### DATA

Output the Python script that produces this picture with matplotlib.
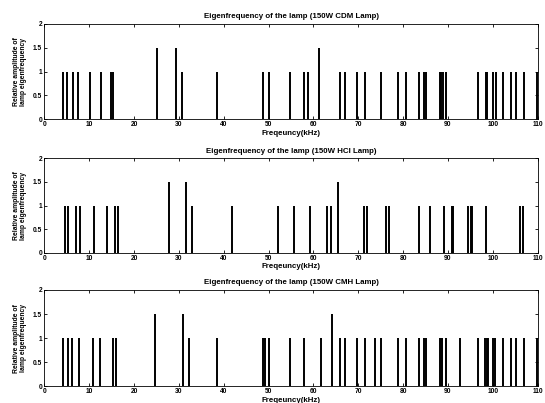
import matplotlib
matplotlib.use("Agg")
import matplotlib.pyplot as plt

# eigenfrequencies (kHz) and relative amplitudes
cdm_freq = [4.2, 5.0, 6.3, 7.4, 10.2, 12.6, 14.9, 15.4, 25.1, 29.4, 30.6, 38.6,
            48.7, 50.2, 54.8, 58.0, 58.7, 61.2, 65.9, 67.0, 69.8, 71.6, 75.1,
            78.9, 80.6, 83.6, 84.7, 85.0, 88.2, 88.5, 88.8, 89.6, 96.7, 98.4,
            98.7, 100.0, 100.6, 102.2, 104.1, 105.2, 107.0, 109.8]
cdm_amp = [1, 1, 1, 1, 1, 1, 1, 1, 1.5, 1.5, 1, 1,
           1, 1, 1, 1, 1, 1.5, 1, 1, 1, 1, 1,
           1, 1, 1, 1, 1, 1, 1, 1, 1, 1, 1,
           1, 1, 1, 1, 1, 1, 1, 1]

hci_freq = [4.7, 5.3, 7.0, 7.9, 11.0, 13.9, 15.7, 16.4, 27.9, 31.5, 32.9, 41.9,
            52.2, 55.7, 59.2, 63.1, 64.0, 65.5, 71.3, 71.9, 76.2, 76.9, 83.5,
            86.0, 89.2, 90.8, 91.1, 94.4, 95.1, 95.4, 98.5, 106.1, 106.7]
hci_amp = [1, 1, 1, 1, 1, 1, 1, 1, 1.5, 1.5, 1, 1,
           1, 1, 1, 1, 1, 1.5, 1, 1, 1, 1, 1,
           1, 1, 1, 1, 1, 1, 1, 1, 1, 1]

cmh_freq = [4.2, 5.2, 6.2, 7.8, 10.8, 12.4, 15.4, 16.0, 24.6, 30.9, 32.3, 38.6,
            48.7, 49.1, 50.2, 54.8, 58.0, 61.7, 64.2, 66.0, 67.0, 69.8, 71.6,
            73.7, 75.1, 78.9, 80.6, 83.6, 84.7, 85.0, 88.3, 88.6, 89.5, 92.7,
            96.8, 98.3, 98.6, 98.9, 100.0, 100.5, 102.2, 104.1, 105.2, 106.9, 109.8]
cmh_amp = [1, 1, 1, 1, 1, 1, 1, 1, 1.5, 1.5, 1, 1,
           1, 1, 1, 1, 1, 1, 1.5, 1, 1, 1, 1,
           1, 1, 1, 1, 1, 1, 1, 1, 1, 1, 1,
           1, 1, 1, 1, 1, 1, 1, 1, 1, 1, 1]

titles = ['Eigenfrequency of the lamp (150W CDM Lamp)',
          'Eigenfrequency of the lamp (150W HCI Lamp)',
          'Eigenfrequency of the lamp (150W CMH Lamp)']
series = [(cdm_freq, cdm_amp), (hci_freq, hci_amp), (cmh_freq, cmh_amp)]

plt.rcParams['font.family'] = ['Liberation Sans', 'DejaVu Sans']
plt.rcParams['font.weight'] = 'bold'

fig = plt.figure(figsize=(5.45, 4.03), dpi=100)
fig.patch.set_facecolor('white')

boxes = [[0.0813, 0.704, 0.9053, 0.2365],
         [0.0813, 0.373, 0.9053, 0.234],
         [0.0813, 0.0414, 0.9053, 0.239]]

for box, title, (f, a) in zip(boxes, titles, series):
    ax = fig.add_axes(box)
    ax.vlines(f, 0, a, color='black', linewidth=1.4)
    ax.set_xlim(0, 110)
    ax.set_ylim(0, 2)
    ax.set_xticks(range(0, 111, 10))
    ax.set_yticks([0, 0.5, 1, 1.5, 2])
    ax.set_yticklabels(['0', '0.5', '1', '1.5', '2'])
    ax.tick_params(direction='in', length=2, width=0.6, labelsize=4.8,
                   top=True, right=True, pad=1.5)
    for lab in ax.get_xticklabels() + ax.get_yticklabels():
        lab.set_fontweight('bold')
    for sp in ax.spines.values():
        sp.set_linewidth(0.6)
    ax.set_title(title, fontsize=5.7, fontweight='bold', pad=4)
    ax.set_xlabel('Freqeuncy(kHz)', fontsize=5.7, fontweight='bold', labelpad=1)
    ax.set_ylabel('Relative amplitude of\nlamp eigenfrequency', fontsize=4.9,
                  fontweight='bold', labelpad=4, linespacing=1.0)

fig.savefig('out.png', dpi=100)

### WHAT IS REQUIRED
Repeat the material above in full and unchanged, minus its images.

### WORKED SOLUTION
Output the Python script that produces this picture with matplotlib.
import matplotlib
matplotlib.use("Agg")
import matplotlib.pyplot as plt

# eigenfrequencies (kHz) and relative amplitudes
cdm_freq = [4.2, 5.0, 6.3, 7.4, 10.2, 12.6, 14.9, 15.4, 25.1, 29.4, 30.6, 38.6,
            48.7, 50.2, 54.8, 58.0, 58.7, 61.2, 65.9, 67.0, 69.8, 71.6, 75.1,
            78.9, 80.6, 83.6, 84.7, 85.0, 88.2, 88.5, 88.8, 89.6, 96.7, 98.4,
            98.7, 100.0, 100.6, 102.2, 104.1, 105.2, 107.0, 109.8]
cdm_amp = [1, 1, 1, 1, 1, 1, 1, 1, 1.5, 1.5, 1, 1,
           1, 1, 1, 1, 1, 1.5, 1, 1, 1, 1, 1,
           1, 1, 1, 1, 1, 1, 1, 1, 1, 1, 1,
           1, 1, 1, 1, 1, 1, 1, 1]

hci_freq = [4.7, 5.3, 7.0, 7.9, 11.0, 13.9, 15.7, 16.4, 27.9, 31.5, 32.9, 41.9,
            52.2, 55.7, 59.2, 63.1, 64.0, 65.5, 71.3, 71.9, 76.2, 76.9, 83.5,
            86.0, 89.2, 90.8, 91.1, 94.4, 95.1, 95.4, 98.5, 106.1, 106.7]
hci_amp = [1, 1, 1, 1, 1, 1, 1, 1, 1.5, 1.5, 1, 1,
           1, 1, 1, 1, 1, 1.5, 1, 1, 1, 1, 1,
           1, 1, 1, 1, 1, 1, 1, 1, 1, 1]

cmh_freq = [4.2, 5.2, 6.2, 7.8, 10.8, 12.4, 15.4, 16.0, 24.6, 30.9, 32.3, 38.6,
            48.7, 49.1, 50.2, 54.8, 58.0, 61.7, 64.2, 66.0, 67.0, 69.8, 71.6,
            73.7, 75.1, 78.9, 80.6, 83.6, 84.7, 85.0, 88.3, 88.6, 89.5, 92.7,
            96.8, 98.3, 98.6, 98.9, 100.0, 100.5, 102.2, 104.1, 105.2, 106.9, 109.8]
cmh_amp = [1, 1, 1, 1, 1, 1, 1, 1, 1.5, 1.5, 1, 1,
           1, 1, 1, 1, 1, 1, 1.5, 1, 1, 1, 1,
           1, 1, 1, 1, 1, 1, 1, 1, 1, 1, 1,
           1, 1, 1, 1, 1, 1, 1, 1, 1, 1, 1]

titles = ['Eigenfrequency of the lamp (150W CDM Lamp)',
          'Eigenfrequency of the lamp (150W HCI Lamp)',
          'Eigenfrequency of the lamp (150W CMH Lamp)']
series = [(cdm_freq, cdm_amp), (hci_freq, hci_amp), (cmh_freq, cmh_amp)]

plt.rcParams['font.family'] = ['Liberation Sans', 'DejaVu Sans']
plt.rcParams['font.weight'] = 'bold'

fig = plt.figure(figsize=(5.45, 4.03), dpi=100)
fig.patch.set_facecolor('white')

boxes = [[0.0813, 0.704, 0.9053, 0.2365],
         [0.0813, 0.373, 0.9053, 0.234],
         [0.0813, 0.0414, 0.9053, 0.239]]

for box, title, (f, a) in zip(boxes, titles, series):
    ax = fig.add_axes(box)
    ax.vlines(f, 0, a, color='black', linewidth=1.4)
    ax.set_xlim(0, 110)
    ax.set_ylim(0, 2)
    ax.set_xticks(range(0, 111, 10))
    ax.set_yticks([0, 0.5, 1, 1.5, 2])
    ax.set_yticklabels(['0', '0.5', '1', '1.5', '2'])
    ax.tick_params(direction='in', length=2, width=0.6, labelsize=4.8,
                   top=True, right=True, pad=1.5)
    for lab in ax.get_xticklabels() + ax.get_yticklabels():
        lab.set_fontweight('bold')
    for sp in ax.spines.values():
        sp.set_linewidth(0.6)
    ax.set_title(title, fontsize=5.7, fontweight='bold', pad=4)
    ax.set_xlabel('Freqeuncy(kHz)', fontsize=5.7, fontweight='bold', labelpad=1)
    ax.set_ylabel('Relative amplitude of\nlamp eigenfrequency', fontsize=4.9,
                  fontweight='bold', labelpad=4, linespacing=1.0)

fig.savefig('out.png', dpi=100)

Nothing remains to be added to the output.